EXERCISE INSTRUCTIONS
Using the listing below, please print exactly the lines from the one with "Give me the" through the one with "const yTicks = [0, 50, 100, 150, 200];". Leave out every picture.

THE RECORDS
......
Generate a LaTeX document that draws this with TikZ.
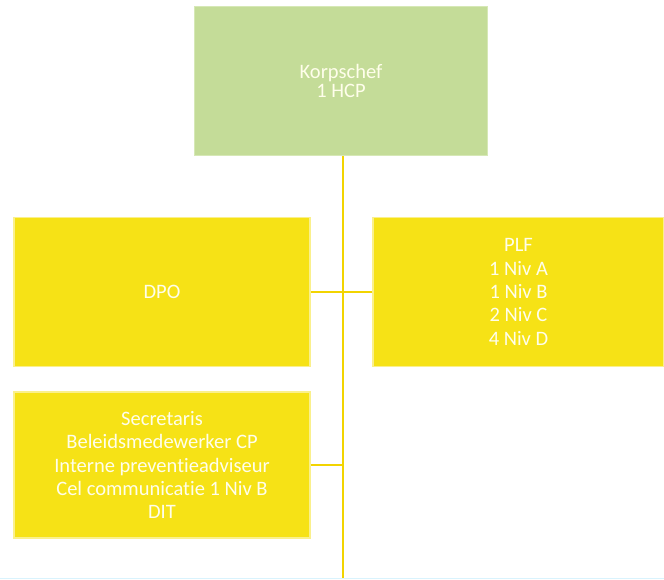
\documentclass[tikz,border=0pt]{standalone}
\usepackage{fontspec}
\setmainfont[Ligatures=NoCommon]{Carlito}
\usepackage{xcolor}
\usepackage{tikz}
\usetikzlibrary{calc,positioning}
\definecolor{colorChef}{RGB}{196,220,152}
\definecolor{colorUnit}{RGB}{246,226,22}
\definecolor{colorLink}{RGB}{242,212,0}
\definecolor{colorRim}{RGB}{250,240,140}
\definecolor{colorRimG}{RGB}{214,232,182}
\tikzset{
   every path/.style={>=stealth},
   unit/.style={rectangle, fill=colorUnit, draw=colorRim, line width=1.5pt, text=white!92!yellow,
     align=center, font=\fontsize{20.5}{23.3}\selectfont, inner sep=0pt},
   chef/.style={unit, fill=colorChef, draw=colorRimG, font=\fontsize{20.5}{19.5}\selectfont},
   link/.style={draw=colorLink, line width=1.6pt},
}
\begin{document}
\begin{tikzpicture}[x=1pt,y=-1pt]
  \useasboundingbox (0,0) rectangle (664,579);
  \node [chef, minimum width=293pt, minimum height=149pt] (korps) at (341,81) {Korpschef\\1 HCP};
  \node [unit, minimum width=296pt, minimum height=149pt] (dpo) at (162,292) {DPO};
  \node [unit, minimum width=291pt, minimum height=149pt] (plf) at (518.5,292) {PLF\\1 Niv A\\1 Niv B\\2 Niv C\\4 Niv D};
  \node [unit, minimum width=296pt, minimum height=146pt] (staf) at (162,465) {Secretaris\\Beleidsmedewerker CP\\Interne preventieadviseur\\Cel communicatie 1 Niv B\\DIT};
  \coordinate (stam) at (343,579);

  \begin{scope}[link]
   \draw (korps.south -| stam) -- (stam);
   \draw (dpo.east) -- (dpo.east -| stam);
   \draw (plf.west) -- (plf.west -| stam);
   \draw (staf.east) -- (staf.east -| stam);
  \end{scope}

  \draw [cyan!15, line width=1pt] (0,578) -- (664,578);
\end{tikzpicture}
\end{document}
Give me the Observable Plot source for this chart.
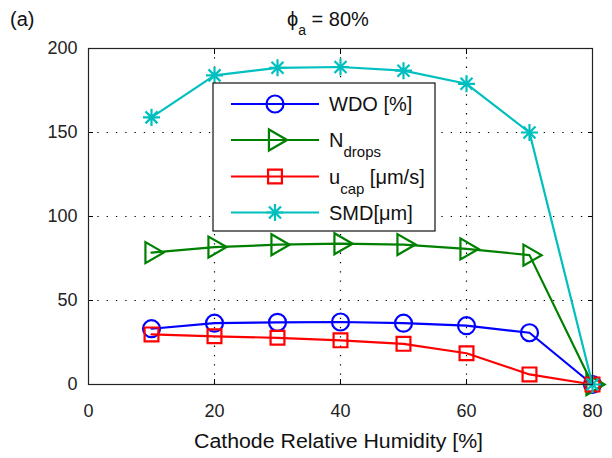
<!DOCTYPE html>
<html>
<head>
<meta charset="utf-8">
<script src="https://cdn.jsdelivr.net/npm/d3@7"></script>
<script src="https://cdn.jsdelivr.net/npm/@observablehq/plot@0.6"></script>
<style>
  html, body { margin: 0; padding: 0; background: #fff; }
  svg { display: block; }
</style>
</head>
<body>
<div id="chart"></div>
<script>
// ---- data ----
const humidity = [10, 20, 30, 40, 50, 60, 70, 80];
const wdo      = [33.2, 36.5, 37, 37.2, 36.5, 35, 30.8, 0];
const nDrops   = [78.5, 81.8, 83.2, 83.8, 83.3, 80.7, 77, 0];
const uCap     = [29.8, 28.7, 27.8, 26.3, 24.2, 18.6, 6, 0];
const smd      = [159, 184, 188.5, 189, 186.8, 179, 150, 0];

const xTicks = [0, 20, 40, 60, 80];
const yTicks = [0, 50, 100, 150, 200];

const seriesNames = ["WDO", "Ndrops", "ucap", "SMD"];
const seriesColors = ["#0000ff", "#008000", "#ff0000", "#00bfbf"];

// ---- marker symbols (MATLAB style) ----
const triangleRight = {
  draw(ctx, size) {
    const s = Math.sqrt(size / (Math.sqrt(3) / 4));
    const h = s * Math.sqrt(3) / 2;
    ctx.moveTo(h * 2 / 3, 0);
    ctx.lineTo(-h / 3, -s / 2);
    ctx.lineTo(-h / 3, s / 2);
    ctx.closePath();
  }
};
const asterisk8 = {
  draw(ctx, size) {
    const r = Math.sqrt(size) * 0.6;
    const d = r * Math.SQRT1_2;
    ctx.moveTo(-r, 0); ctx.lineTo(r, 0);
    ctx.moveTo(0, -r); ctx.lineTo(0, r);
    ctx.moveTo(-d, -d); ctx.lineTo(d, d);
    ctx.moveTo(-d, d); ctx.lineTo(d, -d);
  }
};
const seriesSymbols = ["circle", triangleRight, "square", asterisk8];
const seriesR = [8.5, 7.8, 7.8, 8];
const seriesValues = [wdo, nDrops, uCap, smd];

function table(i) {
  return humidity.map((h, j) => ({x: h, y: seriesValues[i][j]}));
}

const FONT = "Liberation Sans, Arial, Helvetica, sans-serif";

const marks = [
  Plot.gridX(xTicks.slice(1, -1), {stroke: "black", strokeOpacity: 1, strokeWidth: 1.2, strokeDasharray: "1.3,8"}),
  Plot.gridY(yTicks.slice(1, -1), {stroke: "black", strokeOpacity: 1, strokeWidth: 1.2, strokeDasharray: "1.3,8"}),
  Plot.axisX(xTicks, {tickSize: 0, tickPadding: 20, fontSize: 18, label: null, fill: "#222"}),
  Plot.axisY(yTicks, {tickSize: 0, tickPadding: 11, fontSize: 18, label: null, fill: "#222"}),
  Plot.axisX(xTicks, {anchor: "bottom", tickSize: -5, text: null, label: null}),
  Plot.axisX(xTicks, {anchor: "top", tickSize: -5, text: null, label: null}),
  Plot.axisY(yTicks, {anchor: "left", tickSize: -5, text: null, label: null}),
  Plot.axisY(yTicks, {anchor: "right", tickSize: -5, text: null, label: null})
];
seriesNames.forEach((name, i) => {
  const t = table(i);
  marks.push(Plot.line(t, {x: "x", y: "y", stroke: seriesColors[i], strokeWidth: 2.2}));
  marks.push(Plot.dot(t, {x: "x", y: "y", stroke: seriesColors[i], fill: "none", strokeWidth: 2.2,
    symbol: () => seriesSymbols[i], r: seriesR[i]}));
});
marks.push(Plot.frame({stroke: "#222", strokeWidth: 1.2}));

const plot = Plot.plot({
  width: 612,
  height: 458,
  marginLeft: 88,
  marginRight: 20,
  marginTop: 48,
  marginBottom: 74,
  style: {fontFamily: FONT, background: "white", overflow: "visible"},
  x: {domain: [0, 80], label: null},
  y: {domain: [0, 200], label: null},
  symbol: {type: "identity"},
  marks
});
document.getElementById("chart").appendChild(plot);

const svg = d3.select(plot);

function txt(parent, x, y, size) {
  return parent.append("text")
    .attr("x", x).attr("y", y)
    .style("font-family", FONT).style("font-size", size + "px")
    .style("text-anchor", "start").style("fill", "#111");
}

// Title and panel label
const title = txt(svg, 287, 26, 20);
title.append("tspan").text("\u03D5");
title.append("tspan").attr("dy", 9).style("font-size", "14px").text("a");
title.append("tspan").attr("dy", -9).text(" = 80%");

txt(svg, 10, 26, 20).text("(a)");

// X axis label
txt(svg, 194, 448, 19.5)
  .attr("textLength", 289).attr("lengthAdjust", "spacingAndGlyphs")
  .text("Cathode Relative Humidity [%]");

// Legend
const lg = svg.append("g");
lg.append("rect")
  .attr("x", 213).attr("y", 83).attr("width", 222).attr("height", 148)
  .attr("fill", "white").attr("stroke", "#111").attr("stroke-width", 1.2);
const rowY = [104, 140, 176.5, 212.5];
const legendLabels = [
  [["WDO [%]", 0]],
  [["N", 0], ["drops", 1]],
  [["u", 0], ["cap", 1], [" [\u03BCm/s]", -1]],
  [["SMD[\u03BCm]", 0]]
];
seriesNames.forEach((name, i) => {
  const y = rowY[i];
  lg.append("line")
    .attr("x1", 231).attr("x2", 319).attr("y1", y).attr("y2", y)
    .attr("stroke", seriesColors[i]).attr("stroke-width", 2.2);
  const sym = typeof seriesSymbols[i] === "string"
    ? (seriesSymbols[i] === "circle" ? d3.symbolCircle : d3.symbolSquare)
    : seriesSymbols[i];
  lg.append("path")
    .attr("transform", `translate(275,${y})`)
    .attr("d", d3.symbol(sym, Math.PI * seriesR[i] * seriesR[i])())
    .attr("fill", "none").attr("stroke", seriesColors[i]).attr("stroke-width", 2.2);
  const t = txt(lg, 329, y + 7, 20);
  legendLabels[i].forEach(([s, sub]) => {
    const ts = t.append("tspan").text(s);
    if (sub === 1) ts.attr("dy", 10).style("font-size", "15px");
    if (sub === -1) ts.attr("dy", -10);
  });
});
</script>
</body>
</html>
......
FULL SOLUTION
Give me the Observable Plot source for this chart.
<!DOCTYPE html>
<html>
<head>
<meta charset="utf-8">
<script src="https://cdn.jsdelivr.net/npm/d3@7"></script>
<script src="https://cdn.jsdelivr.net/npm/@observablehq/plot@0.6"></script>
<style>
  html, body { margin: 0; padding: 0; background: #fff; }
  svg { display: block; }
</style>
</head>
<body>
<div id="chart"></div>
<script>
// ---- data ----
const humidity = [10, 20, 30, 40, 50, 60, 70, 80];
const wdo      = [33.2, 36.5, 37, 37.2, 36.5, 35, 30.8, 0];
const nDrops   = [78.5, 81.8, 83.2, 83.8, 83.3, 80.7, 77, 0];
const uCap     = [29.8, 28.7, 27.8, 26.3, 24.2, 18.6, 6, 0];
const smd      = [159, 184, 188.5, 189, 186.8, 179, 150, 0];

const xTicks = [0, 20, 40, 60, 80];
const yTicks = [0, 50, 100, 150, 200];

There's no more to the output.